The results also showed that with the proposed method, the major factor contributing to the relatively low accuracies considering the “matched crowns” only was the identification of treetops. By using “reference” treetops derived from the manual delineation, the accuracies were improved significantly (from ~0.6 to 0.8). In this study, only the CHM was utilized during the treetop detection phase. Errors might occur due to the complex upper branch structure in dense deciduous crowns that were mis-interpreted as individual trees. In future efforts, LiDAR intensities data can be incorporated to improve the accuracy of the detection of treetops.
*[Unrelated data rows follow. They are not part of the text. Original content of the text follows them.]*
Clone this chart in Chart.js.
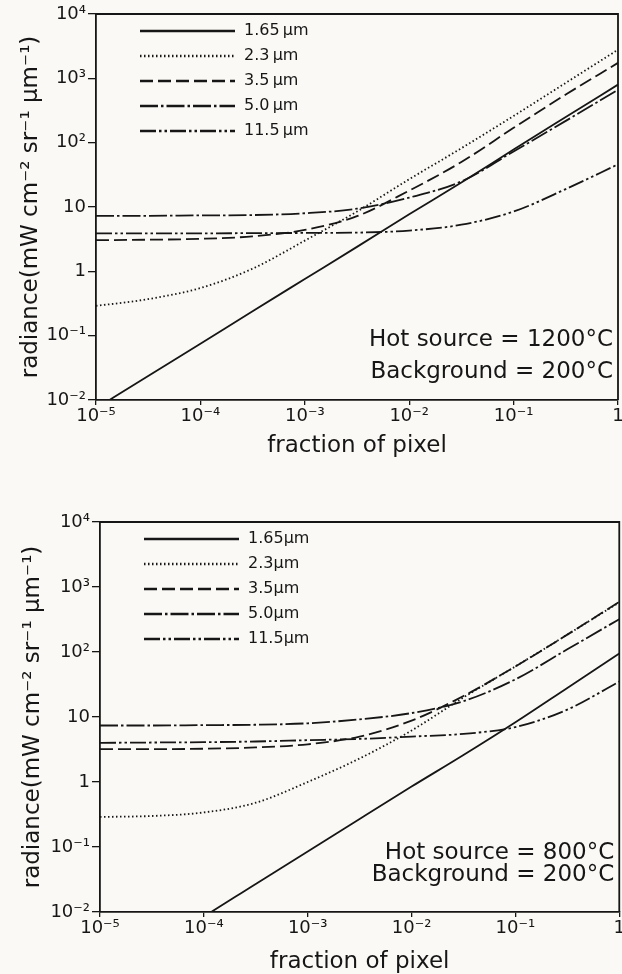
<!DOCTYPE html>
<html>
<head>
<meta charset="utf-8">
<script src="https://cdn.jsdelivr.net/npm/chart.js@4.4.1/dist/chart.umd.min.js"></script>
<style>
  html, body { margin: 0; padding: 0; background: #faf9f5; overflow: hidden; }
  body { width: 622px; height: 974px; position: relative; }
  .panel { position: absolute; left: 0; width: 626px; }
  #top-panel { top: 0; height: 458px; }
  #bottom-panel { top: 508px; height: 466px; }
</style>
</head>
<body>
<div class="panel" id="top-panel"><canvas id="hot-1200"></canvas></div>
<div class="panel" id="bottom-panel"><canvas id="hot-800"></canvas></div>
<script>
// fraction of pixel filled by the hot source
const fraction = [0.00001, 0.0000316, 0.0001, 0.000316, 0.001, 0.00316, 0.01, 0.0316, 0.1, 0.316, 1];
const wavelengths = ['1.65', '2.3', '3.5', '5.0', '11.5'];

const xTickValues = [1e-5, 1e-4, 1e-3, 1e-2, 1e-1, 1];
const xTickLabels = ['10⁻⁵', '10⁻⁴', '10⁻³', '10⁻²', '10⁻¹', '1'];
const yTickValues = [1e-2, 1e-1, 1, 10, 100, 1000, 10000];
const yTickLabels = ['10⁻²', '10⁻¹', '1', '10', '10²', '10³', '10⁴'];

// hot source 1200°C, background 200°C
const hot1200_165 = [0.0074, 0.0236, 0.075, 0.24, 0.76, 2.4, 7.7, 24, 78, 250, 800];
const hot1200_23  = [0.29, 0.37, 0.55, 1.1, 3.0, 8.5, 27, 82, 260, 850, 2790];
const hot1200_35  = [3.05, 3.1, 3.2, 3.5, 4.4, 7.2, 18, 50, 170, 560, 1740];
const hot1200_50  = [7.3, 7.3, 7.4, 7.5, 8.0, 9.4, 14, 25, 73, 218, 665];
const hot1200_115 = [3.9, 3.9, 3.9, 3.92, 3.95, 4.0, 4.3, 5.3, 8.5, 19, 46];

// hot source 800°C, background 200°C
const hot800_165 = [0.0009, 0.0028, 0.0085, 0.027, 0.085, 0.27, 0.85, 2.6, 8.3, 28, 95];
const hot800_23  = [0.29, 0.30, 0.34, 0.48, 1.0, 2.3, 6.2, 20, 60, 185, 580];
const hot800_35  = [3.2, 3.2, 3.25, 3.4, 3.8, 5.0, 8.8, 21, 60, 185, 590];
const hot800_50  = [7.4, 7.4, 7.5, 7.6, 8.0, 9.2, 11.5, 17.5, 38, 110, 320];
const hot800_115 = [4.0, 4.05, 4.1, 4.2, 4.4, 4.6, 5.0, 5.5, 7.0, 13, 35];

const ink = '#161616';
// solid, dotted, dashed, dash-dot, dash-dot-dot
const lineDash = [[], [1.5, 2.5], [13, 5], [18, 3, 2.5, 3], [16, 3, 2.5, 3, 2.5, 3]];

Chart.defaults.font.family = "'DejaVu Sans', sans-serif";
Chart.defaults.color = ink;

// box, in-plot legend and the temperature note
const panelPlugin = {
  id: 'panel',
  afterDraw(chart, args, opts) {
    const ctx = chart.ctx;
    const a = chart.chartArea;
    ctx.save();
    ctx.strokeStyle = ink;
    ctx.lineWidth = 1.8;
    ctx.beginPath();
    ctx.moveTo(a.left, a.top);
    ctx.lineTo(a.right, a.top);
    ctx.lineTo(a.right, a.bottom);
    ctx.stroke();

    ctx.fillStyle = ink;
    ctx.font = "16px 'DejaVu Sans'";
    ctx.textBaseline = 'middle';
    chart.data.datasets.forEach((ds, i) => {
      const y = a.top + 17 + i * 25;
      const x0 = a.left + 44;
      ctx.lineWidth = 2.4;
      ctx.setLineDash(ds.borderDash);
      ctx.beginPath();
      ctx.moveTo(x0, y);
      ctx.lineTo(x0 + 95, y);
      ctx.stroke();
      ctx.setLineDash([]);
      ctx.fillText(ds.label, x0 + 104, y);
    });

    ctx.font = "23px 'DejaVu Sans'";
    ctx.textAlign = 'right';
    opts.note.forEach((t, i) => ctx.fillText(t, a.right - 5, a.bottom - opts.noteY[i]));
    ctx.restore();
  }
};

function radianceChart(canvas, series, names, cfg) {
  return new Chart(canvas, {
    type: 'line',
    data: {
      datasets: series.map((s, i) => ({
        label: names[i],
        data: fraction.map((f, j) => ({ x: f, y: s[j] })),
        borderColor: ink,
        borderWidth: 1.8,
        borderDash: lineDash[i],
        pointRadius: 0,
        cubicInterpolationMode: 'monotone'
      }))
    },
    options: {
      maintainAspectRatio: false,
      animation: false,
      layout: { padding: { top: 14, right: cfg.padRight, left: 0, bottom: 0 } },
      plugins: {
        legend: { display: false },
        tooltip: { enabled: false },
        panel: { note: cfg.note, noteY: cfg.noteY }
      },
      scales: {
        x: {
          type: 'logarithmic',
          min: 1e-5,
          max: 1,
          afterBuildTicks: s => { s.ticks = xTickValues.map(v => ({ value: v })); },
          afterFit: s => { s.height = cfg.xHeight; },
          ticks: { callback: (v, i) => xTickLabels[i], font: { size: 18 }, padding: 1, maxRotation: 0, autoSkip: false },
          grid: { drawOnChartArea: false, tickLength: 5, color: ink, lineWidth: 1.3 },
          border: { color: ink, width: 1.8 },
          title: { display: true, text: 'fraction of pixel', font: { size: 23, lineHeight: 1 }, padding: 0 }
        },
        y: {
          type: 'logarithmic',
          min: 1e-2,
          max: 1e4,
          afterBuildTicks: s => { s.ticks = yTickValues.map(v => ({ value: v })); },
          afterFit: s => { s.width = cfg.yWidth; },
          ticks: { callback: (v, i) => yTickLabels[i], font: { size: 18 }, padding: 2, autoSkip: false },
          grid: { drawOnChartArea: false, tickLength: 8, color: ink, lineWidth: 1.3 },
          border: { color: ink, width: 1.8 },
          title: {
            display: true,
            text: 'radiance(mW cm⁻² sr⁻¹ µm⁻¹)',
            font: { size: 23, lineHeight: 1 },
            padding: { top: cfg.yTitlePad, bottom: 0 }
          }
        }
      }
    },
    plugins: [panelPlugin]
  });
}

// 1200°C panel
radianceChart(document.getElementById('hot-1200'),
  [hot1200_165, hot1200_23, hot1200_35, hot1200_50, hot1200_115],
  wavelengths.map(w => w + '\u2009µm'),
  { padRight: 8, xHeight: 58, yWidth: 96, yTitlePad: 20,
    note: ['Hot source = 1200°C', 'Background = 200°C'], noteY: [60, 28] });

// 800°C panel
radianceChart(document.getElementById('hot-800'),
  [hot800_165, hot800_23, hot800_35, hot800_50, hot800_115],
  wavelengths.map(w => w + 'µm'),
  { padRight: 6, xHeight: 62, yWidth: 100, yTitlePad: 22,
    note: ['Hot source = 800°C', 'Background = 200°C'], noteY: [59, 37] });
</script>
</body>
</html>
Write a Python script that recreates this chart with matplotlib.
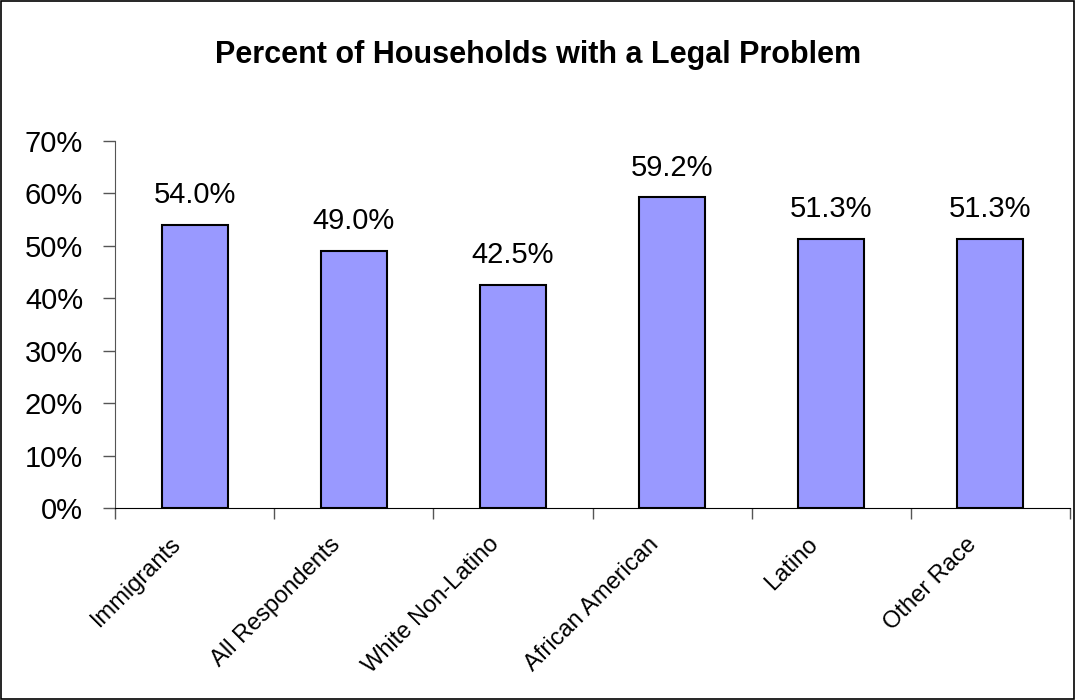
import matplotlib.pyplot as plt
import numpy as np
from matplotlib.patches import Rectangle
from matplotlib.transforms import ScaledTranslation

plt.rcParams['font.family'] = ['Liberation Sans', 'DejaVu Sans']

categories = ["Immigrants", "All Respondents", "White Non-Latino",
              "African American", "Latino", "Other Race"]
values = [54.0, 49.0, 42.5, 59.2, 51.3, 51.3]
yticks = [0, 10, 20, 30, 40, 50, 60, 70]

fig = plt.figure(figsize=(10.76, 7.0), dpi=100)
ax = fig.add_axes([0.107, 0.274, 0.8874, 0.525])

x = np.arange(len(categories))
ax.bar(x, values, width=0.415, color="#9999FF", edgecolor="black", lw=1.5, zorder=3)
for xi, v in zip(x, values):
    ax.text(xi, v + 3.0, "%.1f%%" % v, ha="center", va="bottom", fontsize=21)

ax.set_xlim(-0.5, len(categories) - 0.5)
ax.set_ylim(0, 70)
ax.set_yticks(yticks)
ax.set_yticklabels(["%d%%" % t for t in yticks], fontsize=21)
ax.tick_params(axis="y", direction="out", length=9, width=1, pad=14, color="#555555")

ax.set_xticks(x)
ax.set_xticklabels(categories, rotation=45, ha="right", rotation_mode="anchor", fontsize=17)
ax.tick_params(axis="x", which="major", length=0, pad=18)
shift = ScaledTranslation(-25 / 100, 0, fig.dpi_scale_trans)
for lab in ax.get_xticklabels():
    lab.set_transform(lab.get_transform() + shift)
ax.set_xticks(np.arange(len(categories) + 1) - 0.5, minor=True)
ax.tick_params(axis="x", which="minor", direction="out", length=8, width=1, color="#555555")

ax.spines["top"].set_visible(False)
ax.spines["right"].set_visible(False)
ax.spines["left"].set_color("#555555")

fig.text(0.5, 0.921, "Percent of Households with a Legal Problem", ha="center",
         va="center", fontsize=22, fontweight="bold")

fig.patches.append(Rectangle((0.001, 0.001), 0.997, 0.997, transform=fig.transFigure,
                             fill=False, edgecolor="black", lw=1.2))

plt.savefig("out.png", dpi=100)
In addition, as mentioned earlier, we will carry out more validations to the proposed method.

Even though the proposed method was demonstrated to combine LiDAR height and spectral information with good effect, improvements can still be made to reduce erroneous segmentations and refine treetop identification. In this study, the LiDAR 3D data points (elevation and intensities) were converted to a 2D raster image. In the future work, the 3D information could be used to improve the ITC delineation in two ways: (1) it could be used in post-processing to revise problematic segments by either splitting them or merging them [12], and methods could be developed to use 3D data clouds directly, such as in [19]. In addition, in this study, no a prior knowledge was used. In future work, additional information about the tree crowns or the scenes could be used to determine the dominant crown sizes [37] and information on data quality could be used to improve the determination of the of indeterminacy in the neutrosophic logic.

In future work, the proposed method can be applied to a combined dataset with a CHM derived from LiDAR data and multispectral/hyperspectral data obtained from passive optical imagery. Even though issues regarding co-registration of the two datasets may arise, as outlined in this study, multispectral/hyperspectral can offer richer spectral information, compared with LiDAR intensities.